La rejouabilité est parfaitement gérée. Une fois la campagne terminée, les joueurs peuvent revisiter n'importe quel chapitre, retenter leur chance dans les arènes de combat ou gravir les échelons des classements en ligne. Quatre niveaux de difficulté garantissent un défi constant pour ceux qui apprécient la répétition. Ninja Gaiden 4 ne mise pas sur un modèle de jeu en tant que service ni sur un contenu artificiellement gonflé ; il récompense simplement la maîtrise continue du jeu, offrant des raisons d'y revenir sans incitations artificielles.
Malgré ses qualités indéniables, la narration du jeu reste superficielle. Les personnages s'expriment de manière expéditive, et les moments d'émotion sonnent creux. Les dialogues de l'équipe de Yakumo ajoutent du relief, mais peu de profondeur. L'arc narratif de Ryu, autrefois mythique, se réduit à la nostalgie. Pourtant, le choix de privilégier le gameplay au détriment du récit semble délibéré, voire provocateur. Dans un marché dominé par les expériences cinématographiques, Ninja Gaiden 4 se distingue par son aspect mécanique rafraîchissant : un jeu qui valorise l'interaction, et non les cinématiques.

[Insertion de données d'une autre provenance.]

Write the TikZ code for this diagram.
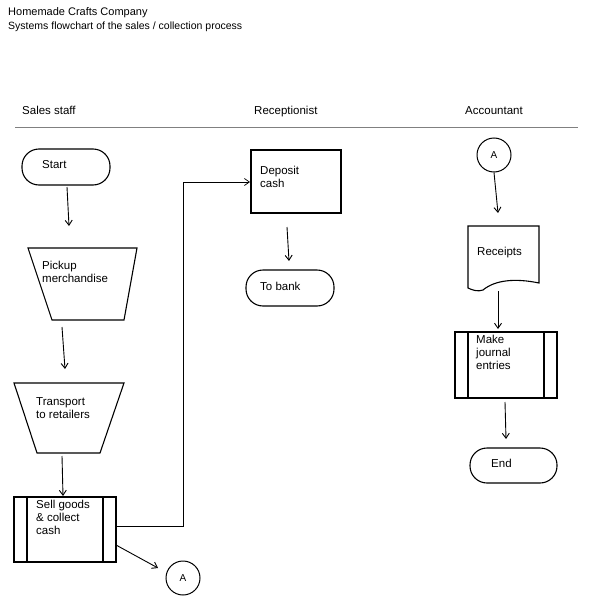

Visuellement, c'est une collaboration qui prend vie. Le style de Platinum façonne chaque image : fluide, expressif, il exagère le poids et l'impact sans rompre la cohérence. L'austérité de Team Ninja lui confère une certaine authenticité. La violence est extravagante mais maîtrisée. Le sang gicle à flots, les membres volent, et pourtant, on n'atteint jamais le ridicule. La pluie incessante qui tombe sur la ville ajoute une densité tactile à chaque affrontement, baignant les mouvements d'ombre et de lumière.

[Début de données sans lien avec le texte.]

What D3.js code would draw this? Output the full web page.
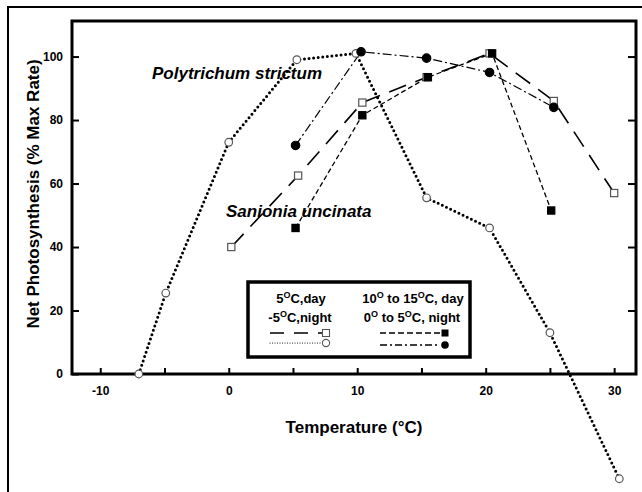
<!DOCTYPE html>
<html>
<head>
<meta charset="utf-8">
<script src="https://cdn.jsdelivr.net/npm/d3@7"></script>
<style>
  body { margin: 0; background: #fff; }
  svg { display: block; font-family: "Liberation Sans", Arial, sans-serif; }
</style>
</head>
<body>
<script>
// Values
var xTickValues = [-10, -5, 0, 5, 10, 15, 20, 25, 30];
var xTickLabels = [-10, 0, 10, 20, 30];
var yTickValues = [0, 20, 40, 60, 80, 100];

// Polytrichum strictum, 5C day / -5C night (dotted, open circle)
var polyColdT = [-7, -4.9, 0, 5.3, 9.9, 15.4, 20.3, 25, 30.4];
var polyColdV = [0, 25.5, 73, 99, 101, 55.5, 46, 13, -33];
// Sanionia uncinata, 5C day / -5C night (long dash, open square)
var sanColdT = [0.2, 5.4, 10.4, 15.4, 20.3, 25.3, 30];
var sanColdV = [40, 62.5, 85.5, 93.5, 101, 86, 57];
// Sanionia uncinata, 10-15C day / 0-5C night (short dash, filled square)
var sanWarmT = [5.2, 10.4, 15.5, 20.5, 25.1];
var sanWarmV = [46, 81.5, 93.5, 101, 51.5];
// Polytrichum strictum, 10-15C day / 0-5C night (dash dot, filled circle)
var polyWarmT = [5.2, 10.3, 15.4, 20.3, 25.3];
var polyWarmV = [72, 101.5, 99.5, 95, 84];

var width = 642, height = 492;
var svg = d3.select("body").append("svg")
  .attr("width", width)
  .attr("height", height);

var plotL = 72, plotR = 636, plotT = 21, plotB = 374;

var x = d3.scaleLinear().domain([-12.2, 31.7]).range([plotL, plotR]);
var y = d3.scaleLinear().domain([0, 111.2]).range([plotB, plotT]);

// outer frame (cut off by the picture edge on the right and bottom)
svg.append("rect")
  .attr("x", 8).attr("y", 7)
  .attr("width", 700).attr("height", 600)
  .attr("fill", "none").attr("stroke", "#000").attr("stroke-width", 2);

// axes
var xAxis = d3.axisBottom(x)
  .tickValues(xTickValues)
  .tickSizeInner(-6).tickSizeOuter(0)
  .tickPadding(12)
  .tickFormat(function (d) { return xTickLabels.indexOf(d) >= 0 ? d : ""; });

var yAxis = d3.axisLeft(y)
  .tickValues(yTickValues)
  .tickSizeInner(-7).tickSizeOuter(0)
  .tickPadding(9);

var yAxisRight = d3.axisRight(y)
  .tickValues(yTickValues.slice(1))
  .tickSizeInner(-8).tickSizeOuter(0)
  .tickFormat("");

function styleAxis(g) {
  g.select(".domain").remove();
  g.selectAll(".tick line").attr("stroke", "#000").attr("stroke-width", 2);
  g.selectAll(".tick text")
    .attr("fill", "#000")
    .style("font-size", "12px")
    .style("font-weight", "bold");
}

svg.append("g")
  .attr("transform", "translate(0," + plotB + ")")
  .call(xAxis).call(styleAxis);
svg.append("g")
  .attr("transform", "translate(" + plotL + ",0)")
  .call(yAxis).call(styleAxis);
svg.append("g")
  .attr("transform", "translate(" + plotR + ",0)")
  .call(yAxisRight).call(styleAxis);

// plot box
svg.append("rect")
  .attr("x", plotL).attr("y", plotT)
  .attr("width", plotR - plotL).attr("height", plotB - plotT)
  .attr("fill", "none").attr("stroke", "#000").attr("stroke-width", 3);

// axis titles
svg.append("text")
  .attr("x", 354).attr("y", 433)
  .attr("text-anchor", "middle")
  .style("font-size", "17px").style("font-weight", "bold")
  .text("Temperature (\u00B0C)");

svg.append("text")
  .attr("transform", "translate(39,194) rotate(-90)")
  .attr("text-anchor", "middle")
  .style("font-size", "17px").style("font-weight", "bold")
  .text("Net Photosynthesis (% Max Rate)");

// species labels
svg.append("text")
  .attr("x", 152).attr("y", 79)
  .style("font-size", "17px").style("font-weight", "bold").style("font-style", "italic")
  .text("Polytrichum strictum");
svg.append("text")
  .attr("x", 226).attr("y", 217)
  .style("font-size", "17px").style("font-weight", "bold").style("font-style", "italic")
  .text("Sanionia uncinata");

// series
function pts(t, v) {
  return t.map(function (d, i) { return [d, v[i]]; });
}

var series = [
  { data: pts(polyColdT, polyColdV), dash: "0 4.6", width: 3, cap: "round", shape: "circle", fill: "#fff" },
  { data: pts(sanColdT, sanColdV), dash: "18 10", width: 1.6, cap: "butt", shape: "square", fill: "#fff" },
  { data: pts(sanWarmT, sanWarmV), dash: "5 3", width: 1.3, cap: "butt", shape: "square", fill: "#000" },
  { data: pts(polyWarmT, polyWarmV), dash: "9 3 2 3", width: 1.2, cap: "butt", shape: "circle", fill: "#000" }
];

var line = d3.line()
  .x(function (d) { return x(d[0]); })
  .y(function (d) { return y(d[1]); });

series.forEach(function (s) {
  svg.append("path")
    .datum(s.data)
    .attr("d", line)
    .attr("fill", "none")
    .attr("stroke", "#000")
    .attr("stroke-width", s.width)
    .attr("stroke-linecap", s.cap)
    .attr("stroke-dasharray", s.dash);
});

series.forEach(function (s) {
  var g = svg.append("g");
  if (s.shape === "circle") {
    g.selectAll("circle").data(s.data).enter().append("circle")
      .attr("cx", function (d) { return x(d[0]); })
      .attr("cy", function (d) { return y(d[1]); })
      .attr("r", s.fill === "#000" ? 4.2 : 3.8)
      .attr("fill", s.fill)
      .attr("stroke", s.fill === "#000" ? "#000" : "#555")
      .attr("stroke-width", 1.2);
  } else {
    g.selectAll("rect").data(s.data).enter().append("rect")
      .attr("x", function (d) { return x(d[0]) - 3.6; })
      .attr("y", function (d) { return y(d[1]) - 3.6; })
      .attr("width", 7.2).attr("height", 7.2)
      .attr("fill", s.fill)
      .attr("stroke", s.fill === "#000" ? "#000" : "#555")
      .attr("stroke-width", 1.2);
  }
});

// legend
var legend = svg.append("g");
legend.append("rect")
  .attr("x", 248).attr("y", 282)
  .attr("width", 222).attr("height", 75)
  .attr("fill", "#fff").attr("stroke", "#000").attr("stroke-width", 3.5);

function degText(px, py, parts) {
  var t = legend.append("text")
    .attr("x", px).attr("y", py)
    .attr("text-anchor", "middle")
    .style("font-size", "13px").style("font-weight", "bold");
  parts.forEach(function (p) {
    if (p === "O") {
      t.append("tspan").attr("dy", -5).style("font-size", "9px").text("O");
    } else {
      var ts = t.append("tspan").text(p);
      if (t.selectAll("tspan").size() > 1) ts.attr("dy", 5);
    }
  });
}

degText(301, 303, ["5", "O", "C,day"]);
degText(300, 322, ["-5", "O", "C,night"]);
degText(413, 303, ["10", "O", " to 15", "O", "C, day"]);
degText(412, 322, ["0", "O", " to 5", "O", "C, night"]);

function legendLine(x1, x2, yy, dash, w, cap) {
  legend.append("line")
    .attr("x1", x1).attr("x2", x2).attr("y1", yy).attr("y2", yy)
    .attr("stroke", "#000").attr("stroke-width", w)
    .attr("stroke-linecap", cap).attr("stroke-dasharray", dash);
}
legendLine(270, 322, 333, "14 10", 1.5, "butt");
legendLine(270, 322, 343, "0 2.5", 1.2, "round");
legendLine(380, 440, 333, "6 3", 1.3, "butt");
legendLine(380, 440, 345, "7 3 2 3", 1.3, "butt");

legend.append("rect").attr("x", 322.5).attr("y", 329.5).attr("width", 7).attr("height", 7)
  .attr("fill", "#fff").attr("stroke", "#555").attr("stroke-width", 1.1);
legend.append("circle").attr("cx", 326).attr("cy", 343).attr("r", 3.6)
  .attr("fill", "#fff").attr("stroke", "#555").attr("stroke-width", 1.1);
legend.append("rect").attr("x", 441.5).attr("y", 329.5).attr("width", 7).attr("height", 7)
  .attr("fill", "#000");
legend.append("circle").attr("cx", 445).attr("cy", 345).attr("r", 3.8)
  .attr("fill", "#000");
</script>
</body>
</html>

Cette maîtrise du chaos confère au jeu son identité. On a l'impression d'un classique revisité, non pas réinventé, mais refondu. Chaque amélioration – la caméra, la fluidité des mouvements, le timing des parades, les deux formes – découle naturellement des fondements de la série. Les développeurs semblent avoir compris que c'est l'évolution, et non la réinvention, dont Ninja Gaiden avait besoin.

Ses défauts, en revanche, sont assumés. L'écriture laisse à désirer car le genre excelle rarement dans la profondeur narrative. Les séquences redondantes de Ryu s'expliquent par la difficulté à doser la nostalgie. Même les affrontements avec les ennemis, pourtant peu convaincants, soulignent une vérité fondamentale : le jeu est à son meilleur lorsqu'il fait confiance à l'intelligence du joueur.
Au moment où le générique défile, la fatigue cède la place à l'enthousiasme. On a envie de recommencer, de tester de nouvelles améliorations, d'affûter ses réflexes. C'est la marque d'un jeu d'action réussi : instruire sans donner de leçons, mettre à l'épreuve sans condescendance. La violence devient rythme, et le rythme devient mémoire.

La sortie de Ninja Gaiden 4 confirme que 2025 sera une année exceptionnelle pour les jeux d'action-aventure, au même titre que Ragebound et Shinobi: Art of Vengeance. Sans révolutionner le genre, il rappelle aux joueurs l'importance de ce dernier. La critique de Wakeling se conclut sur cette même note: « Chaque changement est significatif, renforçant des bases solides et faisant évoluer la formule pour sublimer son système de combat phénoménal. »
C'est un résumé exact. Ninja Gaiden 4 ne reconquiert pas un trône ; il prouve simplement que la lignée a encore toute son importance.